Collect all lines containing the word "with" from the data.

Source code of charts
........
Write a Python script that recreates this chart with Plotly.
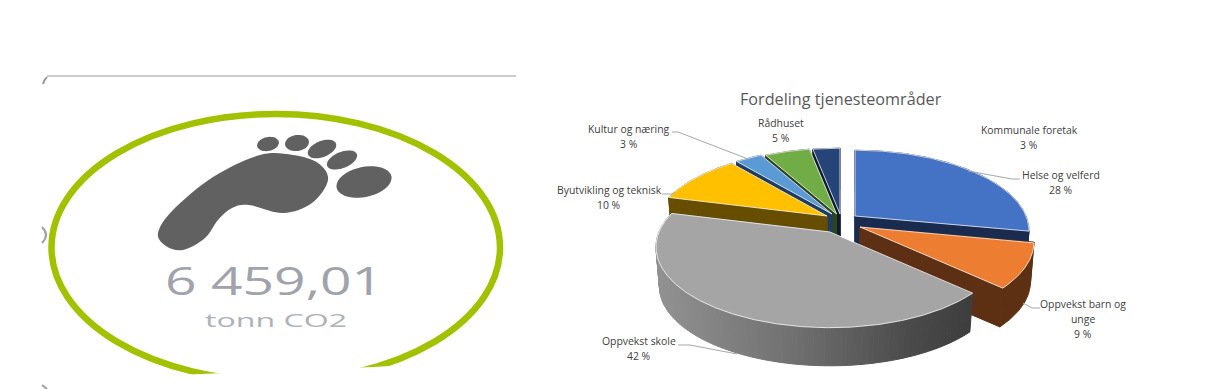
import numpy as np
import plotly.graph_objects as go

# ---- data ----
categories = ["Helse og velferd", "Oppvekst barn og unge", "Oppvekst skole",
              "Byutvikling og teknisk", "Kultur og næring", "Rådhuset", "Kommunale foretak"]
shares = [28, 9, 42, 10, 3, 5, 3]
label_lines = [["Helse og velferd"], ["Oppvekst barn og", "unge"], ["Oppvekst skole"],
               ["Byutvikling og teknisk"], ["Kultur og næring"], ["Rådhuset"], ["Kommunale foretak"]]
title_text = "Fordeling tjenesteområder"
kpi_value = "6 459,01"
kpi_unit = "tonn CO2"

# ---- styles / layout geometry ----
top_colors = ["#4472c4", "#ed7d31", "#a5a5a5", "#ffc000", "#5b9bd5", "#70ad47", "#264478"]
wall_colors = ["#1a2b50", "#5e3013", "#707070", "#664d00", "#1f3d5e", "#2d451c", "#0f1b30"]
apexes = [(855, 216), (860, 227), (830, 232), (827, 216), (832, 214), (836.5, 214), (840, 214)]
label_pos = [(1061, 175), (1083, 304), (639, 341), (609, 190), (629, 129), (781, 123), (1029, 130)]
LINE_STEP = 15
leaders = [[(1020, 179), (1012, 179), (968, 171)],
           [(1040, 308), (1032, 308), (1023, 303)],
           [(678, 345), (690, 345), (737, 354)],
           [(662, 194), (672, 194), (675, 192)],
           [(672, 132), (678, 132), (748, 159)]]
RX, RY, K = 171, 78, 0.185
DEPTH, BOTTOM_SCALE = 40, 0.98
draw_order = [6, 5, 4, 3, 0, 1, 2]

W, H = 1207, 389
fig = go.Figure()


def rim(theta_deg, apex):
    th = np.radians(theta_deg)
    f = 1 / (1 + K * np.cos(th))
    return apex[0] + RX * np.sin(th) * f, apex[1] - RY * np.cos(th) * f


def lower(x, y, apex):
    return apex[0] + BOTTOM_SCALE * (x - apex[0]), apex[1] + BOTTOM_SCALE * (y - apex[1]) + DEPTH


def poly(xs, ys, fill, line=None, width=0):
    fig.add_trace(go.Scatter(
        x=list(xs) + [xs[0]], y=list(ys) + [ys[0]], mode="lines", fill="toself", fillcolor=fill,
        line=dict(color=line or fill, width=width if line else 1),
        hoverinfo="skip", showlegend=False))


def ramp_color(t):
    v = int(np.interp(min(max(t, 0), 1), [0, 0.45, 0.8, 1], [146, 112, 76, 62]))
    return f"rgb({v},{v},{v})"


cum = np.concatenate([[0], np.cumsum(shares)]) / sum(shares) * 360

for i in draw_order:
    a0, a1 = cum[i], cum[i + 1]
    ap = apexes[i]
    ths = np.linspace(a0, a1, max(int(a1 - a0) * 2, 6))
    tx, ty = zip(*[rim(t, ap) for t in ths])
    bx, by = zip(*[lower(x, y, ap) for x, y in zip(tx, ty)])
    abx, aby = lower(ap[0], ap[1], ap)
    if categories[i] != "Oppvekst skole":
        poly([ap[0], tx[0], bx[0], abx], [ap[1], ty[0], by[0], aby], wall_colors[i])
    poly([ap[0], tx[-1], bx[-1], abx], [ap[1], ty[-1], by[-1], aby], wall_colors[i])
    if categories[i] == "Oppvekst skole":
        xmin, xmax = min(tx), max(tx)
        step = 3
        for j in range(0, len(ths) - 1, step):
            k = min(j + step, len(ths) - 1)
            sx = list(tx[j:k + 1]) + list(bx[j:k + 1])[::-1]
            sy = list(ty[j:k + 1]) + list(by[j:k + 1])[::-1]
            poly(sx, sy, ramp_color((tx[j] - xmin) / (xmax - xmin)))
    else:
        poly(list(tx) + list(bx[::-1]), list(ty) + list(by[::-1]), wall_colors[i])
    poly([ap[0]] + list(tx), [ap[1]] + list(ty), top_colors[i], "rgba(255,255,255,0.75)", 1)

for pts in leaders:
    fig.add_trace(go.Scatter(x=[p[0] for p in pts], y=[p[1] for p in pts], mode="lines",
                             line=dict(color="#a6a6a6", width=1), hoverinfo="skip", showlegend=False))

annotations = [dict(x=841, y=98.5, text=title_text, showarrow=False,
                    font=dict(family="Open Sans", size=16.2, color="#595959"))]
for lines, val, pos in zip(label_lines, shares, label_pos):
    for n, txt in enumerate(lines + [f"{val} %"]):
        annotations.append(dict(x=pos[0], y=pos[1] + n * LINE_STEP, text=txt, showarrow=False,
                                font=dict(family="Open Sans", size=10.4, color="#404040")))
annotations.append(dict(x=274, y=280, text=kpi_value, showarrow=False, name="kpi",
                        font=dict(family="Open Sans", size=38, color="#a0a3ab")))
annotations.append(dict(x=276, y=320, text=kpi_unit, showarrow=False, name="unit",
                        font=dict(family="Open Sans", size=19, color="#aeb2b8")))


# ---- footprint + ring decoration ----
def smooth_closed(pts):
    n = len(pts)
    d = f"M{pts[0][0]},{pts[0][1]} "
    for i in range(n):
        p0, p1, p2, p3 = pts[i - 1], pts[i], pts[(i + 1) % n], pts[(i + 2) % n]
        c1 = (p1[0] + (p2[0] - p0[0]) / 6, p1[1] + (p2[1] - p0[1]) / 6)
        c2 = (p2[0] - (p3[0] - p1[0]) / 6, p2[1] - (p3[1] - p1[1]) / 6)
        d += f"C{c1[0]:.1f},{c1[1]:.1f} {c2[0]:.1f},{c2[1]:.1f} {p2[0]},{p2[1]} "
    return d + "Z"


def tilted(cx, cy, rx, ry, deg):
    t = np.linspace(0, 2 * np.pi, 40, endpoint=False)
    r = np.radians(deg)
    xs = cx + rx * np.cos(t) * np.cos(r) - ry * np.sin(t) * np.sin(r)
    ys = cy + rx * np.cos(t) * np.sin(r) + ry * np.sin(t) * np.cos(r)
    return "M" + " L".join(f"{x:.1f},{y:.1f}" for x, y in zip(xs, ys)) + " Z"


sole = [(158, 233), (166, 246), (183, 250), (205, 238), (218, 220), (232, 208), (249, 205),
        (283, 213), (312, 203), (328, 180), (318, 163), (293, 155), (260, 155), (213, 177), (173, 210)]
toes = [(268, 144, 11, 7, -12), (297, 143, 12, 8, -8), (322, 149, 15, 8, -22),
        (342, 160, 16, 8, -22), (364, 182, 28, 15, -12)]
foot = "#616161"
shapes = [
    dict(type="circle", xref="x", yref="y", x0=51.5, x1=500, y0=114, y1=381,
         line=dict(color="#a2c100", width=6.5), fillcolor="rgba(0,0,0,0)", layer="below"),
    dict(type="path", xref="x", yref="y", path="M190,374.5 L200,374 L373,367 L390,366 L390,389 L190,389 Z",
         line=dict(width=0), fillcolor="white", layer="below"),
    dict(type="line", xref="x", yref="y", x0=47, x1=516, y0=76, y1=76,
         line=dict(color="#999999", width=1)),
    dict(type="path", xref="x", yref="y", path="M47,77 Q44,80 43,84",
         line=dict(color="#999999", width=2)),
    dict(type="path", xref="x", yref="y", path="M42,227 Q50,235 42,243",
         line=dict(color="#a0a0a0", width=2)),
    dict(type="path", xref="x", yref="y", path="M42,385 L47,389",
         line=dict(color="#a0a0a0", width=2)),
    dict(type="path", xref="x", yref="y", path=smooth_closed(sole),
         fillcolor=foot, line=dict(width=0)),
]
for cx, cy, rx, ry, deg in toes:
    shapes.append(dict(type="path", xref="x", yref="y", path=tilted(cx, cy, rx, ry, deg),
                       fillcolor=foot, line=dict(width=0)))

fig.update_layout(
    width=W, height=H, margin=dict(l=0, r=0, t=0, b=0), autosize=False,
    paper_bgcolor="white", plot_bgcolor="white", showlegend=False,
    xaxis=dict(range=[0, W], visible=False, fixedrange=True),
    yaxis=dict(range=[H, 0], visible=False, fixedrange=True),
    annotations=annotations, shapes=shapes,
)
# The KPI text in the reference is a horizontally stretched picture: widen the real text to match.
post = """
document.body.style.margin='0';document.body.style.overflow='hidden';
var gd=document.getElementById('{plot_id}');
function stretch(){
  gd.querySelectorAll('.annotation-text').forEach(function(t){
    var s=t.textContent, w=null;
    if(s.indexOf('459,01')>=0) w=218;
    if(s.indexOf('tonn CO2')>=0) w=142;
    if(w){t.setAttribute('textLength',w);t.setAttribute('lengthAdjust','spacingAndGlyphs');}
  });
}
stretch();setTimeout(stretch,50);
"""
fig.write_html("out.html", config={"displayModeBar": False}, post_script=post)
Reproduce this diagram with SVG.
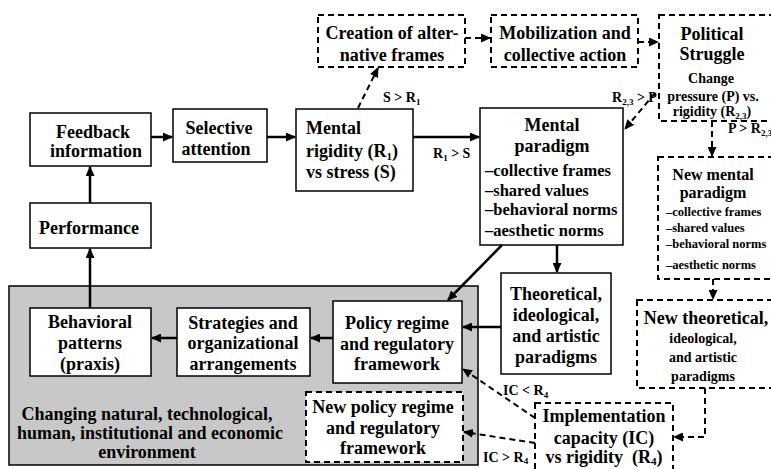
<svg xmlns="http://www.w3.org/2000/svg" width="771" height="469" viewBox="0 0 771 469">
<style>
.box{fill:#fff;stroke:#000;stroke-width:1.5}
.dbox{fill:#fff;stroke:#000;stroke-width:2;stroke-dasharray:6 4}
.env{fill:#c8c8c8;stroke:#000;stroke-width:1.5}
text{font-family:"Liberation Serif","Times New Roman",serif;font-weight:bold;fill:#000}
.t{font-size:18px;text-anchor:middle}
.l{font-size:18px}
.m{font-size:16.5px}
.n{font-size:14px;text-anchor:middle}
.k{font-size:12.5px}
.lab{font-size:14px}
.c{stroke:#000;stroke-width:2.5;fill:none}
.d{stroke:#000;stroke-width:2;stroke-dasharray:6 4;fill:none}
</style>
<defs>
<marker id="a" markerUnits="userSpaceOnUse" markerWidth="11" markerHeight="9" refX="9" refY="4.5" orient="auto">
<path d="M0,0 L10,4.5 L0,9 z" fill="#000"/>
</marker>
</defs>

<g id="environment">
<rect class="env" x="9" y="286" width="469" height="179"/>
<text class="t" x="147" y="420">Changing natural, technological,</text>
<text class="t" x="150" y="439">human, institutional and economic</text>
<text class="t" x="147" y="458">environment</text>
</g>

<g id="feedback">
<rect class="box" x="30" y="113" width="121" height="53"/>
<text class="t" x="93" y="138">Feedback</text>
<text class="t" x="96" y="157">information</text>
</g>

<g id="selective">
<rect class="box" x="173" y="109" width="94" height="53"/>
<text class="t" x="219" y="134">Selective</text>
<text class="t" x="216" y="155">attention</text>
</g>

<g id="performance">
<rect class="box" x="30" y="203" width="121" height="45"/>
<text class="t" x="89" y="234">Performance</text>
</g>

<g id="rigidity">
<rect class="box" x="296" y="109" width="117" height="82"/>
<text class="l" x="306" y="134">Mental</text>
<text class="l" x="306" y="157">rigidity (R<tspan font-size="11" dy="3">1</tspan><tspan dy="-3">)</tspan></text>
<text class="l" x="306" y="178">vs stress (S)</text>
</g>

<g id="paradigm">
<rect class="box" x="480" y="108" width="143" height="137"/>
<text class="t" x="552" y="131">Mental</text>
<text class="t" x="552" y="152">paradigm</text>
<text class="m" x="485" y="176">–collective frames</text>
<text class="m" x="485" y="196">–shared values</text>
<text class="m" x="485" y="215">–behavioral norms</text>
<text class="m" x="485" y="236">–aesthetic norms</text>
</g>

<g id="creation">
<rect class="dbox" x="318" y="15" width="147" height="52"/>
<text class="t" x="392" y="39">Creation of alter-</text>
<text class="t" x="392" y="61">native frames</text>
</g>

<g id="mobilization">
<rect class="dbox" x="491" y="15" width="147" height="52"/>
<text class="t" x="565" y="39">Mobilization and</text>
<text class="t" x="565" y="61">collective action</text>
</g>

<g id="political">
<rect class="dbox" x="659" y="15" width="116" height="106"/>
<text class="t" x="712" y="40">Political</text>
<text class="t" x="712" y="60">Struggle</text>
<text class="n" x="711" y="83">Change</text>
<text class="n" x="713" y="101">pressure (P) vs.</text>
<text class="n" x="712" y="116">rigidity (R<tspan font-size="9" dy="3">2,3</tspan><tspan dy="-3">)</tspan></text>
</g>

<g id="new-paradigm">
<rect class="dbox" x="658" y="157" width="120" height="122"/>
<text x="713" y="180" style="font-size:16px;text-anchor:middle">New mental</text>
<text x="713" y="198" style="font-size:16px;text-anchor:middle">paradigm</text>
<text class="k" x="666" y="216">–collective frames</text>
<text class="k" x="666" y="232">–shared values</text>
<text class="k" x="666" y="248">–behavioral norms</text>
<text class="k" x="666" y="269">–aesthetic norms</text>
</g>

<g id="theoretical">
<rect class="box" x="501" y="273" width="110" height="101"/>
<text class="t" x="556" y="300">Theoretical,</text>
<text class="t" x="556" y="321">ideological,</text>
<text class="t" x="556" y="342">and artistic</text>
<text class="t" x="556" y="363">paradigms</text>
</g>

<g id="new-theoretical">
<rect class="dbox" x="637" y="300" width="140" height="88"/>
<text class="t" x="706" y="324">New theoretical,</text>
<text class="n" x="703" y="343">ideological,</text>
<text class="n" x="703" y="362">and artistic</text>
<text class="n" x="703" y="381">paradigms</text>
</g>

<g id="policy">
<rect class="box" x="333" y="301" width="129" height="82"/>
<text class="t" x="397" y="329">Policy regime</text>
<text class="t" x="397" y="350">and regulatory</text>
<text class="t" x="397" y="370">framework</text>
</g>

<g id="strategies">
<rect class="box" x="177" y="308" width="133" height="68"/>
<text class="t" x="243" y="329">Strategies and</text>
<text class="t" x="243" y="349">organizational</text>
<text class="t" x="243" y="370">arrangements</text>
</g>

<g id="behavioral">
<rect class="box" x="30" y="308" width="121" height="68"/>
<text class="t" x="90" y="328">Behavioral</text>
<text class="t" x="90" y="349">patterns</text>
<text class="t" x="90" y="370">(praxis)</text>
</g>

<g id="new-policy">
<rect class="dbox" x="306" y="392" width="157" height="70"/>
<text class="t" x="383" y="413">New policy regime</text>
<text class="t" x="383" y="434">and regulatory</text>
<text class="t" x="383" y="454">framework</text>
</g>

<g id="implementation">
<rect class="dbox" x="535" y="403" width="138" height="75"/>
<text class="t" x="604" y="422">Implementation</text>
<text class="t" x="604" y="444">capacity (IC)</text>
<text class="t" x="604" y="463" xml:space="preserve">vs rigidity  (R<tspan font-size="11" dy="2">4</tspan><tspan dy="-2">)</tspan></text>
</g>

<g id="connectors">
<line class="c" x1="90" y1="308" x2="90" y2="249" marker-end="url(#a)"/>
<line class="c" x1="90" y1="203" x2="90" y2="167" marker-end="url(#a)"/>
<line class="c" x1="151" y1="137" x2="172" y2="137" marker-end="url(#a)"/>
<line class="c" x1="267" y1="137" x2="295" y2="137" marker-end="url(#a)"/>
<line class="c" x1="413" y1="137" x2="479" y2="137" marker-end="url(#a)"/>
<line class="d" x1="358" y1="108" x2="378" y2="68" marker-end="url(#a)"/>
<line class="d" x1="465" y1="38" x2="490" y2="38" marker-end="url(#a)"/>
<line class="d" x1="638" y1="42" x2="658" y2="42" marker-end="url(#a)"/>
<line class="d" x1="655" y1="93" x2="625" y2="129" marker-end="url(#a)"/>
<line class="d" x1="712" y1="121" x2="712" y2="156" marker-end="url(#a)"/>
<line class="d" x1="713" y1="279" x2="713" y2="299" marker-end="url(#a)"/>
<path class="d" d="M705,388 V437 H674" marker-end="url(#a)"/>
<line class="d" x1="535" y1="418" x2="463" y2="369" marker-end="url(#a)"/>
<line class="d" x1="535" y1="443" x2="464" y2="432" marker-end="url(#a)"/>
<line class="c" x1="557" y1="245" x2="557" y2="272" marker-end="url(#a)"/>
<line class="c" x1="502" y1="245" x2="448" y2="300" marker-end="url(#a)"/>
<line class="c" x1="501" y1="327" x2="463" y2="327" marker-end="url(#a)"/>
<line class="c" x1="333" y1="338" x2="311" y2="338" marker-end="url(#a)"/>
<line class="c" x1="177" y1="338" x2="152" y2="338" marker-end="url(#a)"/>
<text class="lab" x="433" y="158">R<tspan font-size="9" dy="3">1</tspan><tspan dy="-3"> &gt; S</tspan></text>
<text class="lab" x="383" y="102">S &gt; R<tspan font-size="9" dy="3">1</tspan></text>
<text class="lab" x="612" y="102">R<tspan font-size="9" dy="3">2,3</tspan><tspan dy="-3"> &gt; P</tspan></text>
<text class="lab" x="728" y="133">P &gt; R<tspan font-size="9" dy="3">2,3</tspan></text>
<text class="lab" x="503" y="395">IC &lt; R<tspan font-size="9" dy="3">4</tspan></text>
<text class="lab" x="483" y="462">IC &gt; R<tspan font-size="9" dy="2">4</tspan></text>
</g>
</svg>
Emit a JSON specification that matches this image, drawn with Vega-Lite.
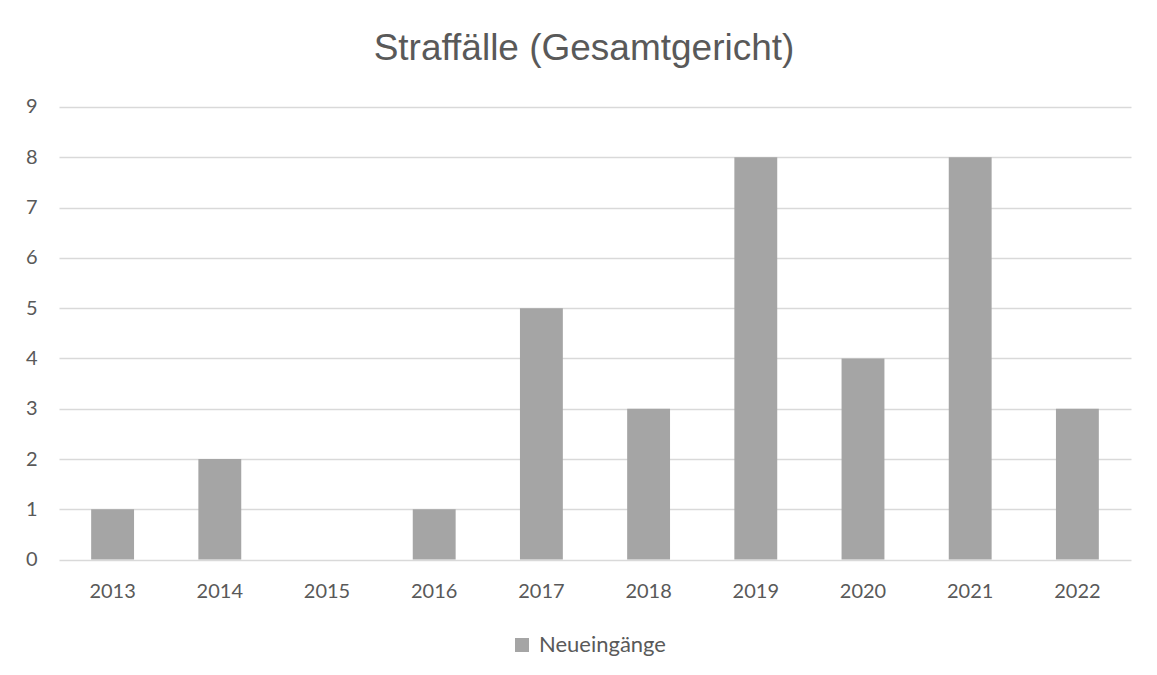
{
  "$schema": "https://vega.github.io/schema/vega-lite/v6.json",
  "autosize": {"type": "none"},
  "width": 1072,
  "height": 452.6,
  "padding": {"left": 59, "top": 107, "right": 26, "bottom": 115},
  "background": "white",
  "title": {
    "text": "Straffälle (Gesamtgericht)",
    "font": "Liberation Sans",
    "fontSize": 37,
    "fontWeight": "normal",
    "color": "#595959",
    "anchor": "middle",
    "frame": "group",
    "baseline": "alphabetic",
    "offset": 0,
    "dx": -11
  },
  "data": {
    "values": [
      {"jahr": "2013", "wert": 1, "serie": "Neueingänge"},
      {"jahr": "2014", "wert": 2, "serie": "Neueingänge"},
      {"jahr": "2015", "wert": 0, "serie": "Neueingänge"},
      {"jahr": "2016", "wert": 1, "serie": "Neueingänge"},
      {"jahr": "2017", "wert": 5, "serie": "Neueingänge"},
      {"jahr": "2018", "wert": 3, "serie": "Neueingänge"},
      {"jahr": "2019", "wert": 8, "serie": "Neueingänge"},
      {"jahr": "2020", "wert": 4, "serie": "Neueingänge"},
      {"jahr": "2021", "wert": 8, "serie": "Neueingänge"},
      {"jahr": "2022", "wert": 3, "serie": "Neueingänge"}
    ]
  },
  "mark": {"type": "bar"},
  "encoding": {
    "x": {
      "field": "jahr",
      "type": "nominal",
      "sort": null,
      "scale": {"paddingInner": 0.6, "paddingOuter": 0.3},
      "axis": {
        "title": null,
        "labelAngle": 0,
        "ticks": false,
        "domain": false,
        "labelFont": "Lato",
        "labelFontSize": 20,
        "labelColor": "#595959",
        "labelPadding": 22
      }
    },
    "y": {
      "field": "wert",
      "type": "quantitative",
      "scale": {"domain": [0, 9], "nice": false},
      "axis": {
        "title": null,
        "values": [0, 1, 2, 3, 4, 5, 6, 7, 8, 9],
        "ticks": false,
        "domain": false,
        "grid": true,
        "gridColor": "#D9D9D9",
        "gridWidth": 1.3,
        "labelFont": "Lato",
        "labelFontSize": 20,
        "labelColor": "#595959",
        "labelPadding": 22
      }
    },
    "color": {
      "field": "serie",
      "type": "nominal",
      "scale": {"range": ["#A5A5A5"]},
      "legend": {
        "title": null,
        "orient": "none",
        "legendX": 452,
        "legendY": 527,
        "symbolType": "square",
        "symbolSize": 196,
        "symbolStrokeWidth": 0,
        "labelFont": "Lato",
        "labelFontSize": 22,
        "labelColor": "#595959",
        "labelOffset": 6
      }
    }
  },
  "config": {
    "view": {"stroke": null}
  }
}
........
EXERCISE OUTPUT
Write a Python script that recreates this chart with Plotly.
Reproduce this diagram with SVG.
Emit a JSON specification that matches this image, drawn with Vega-Lite.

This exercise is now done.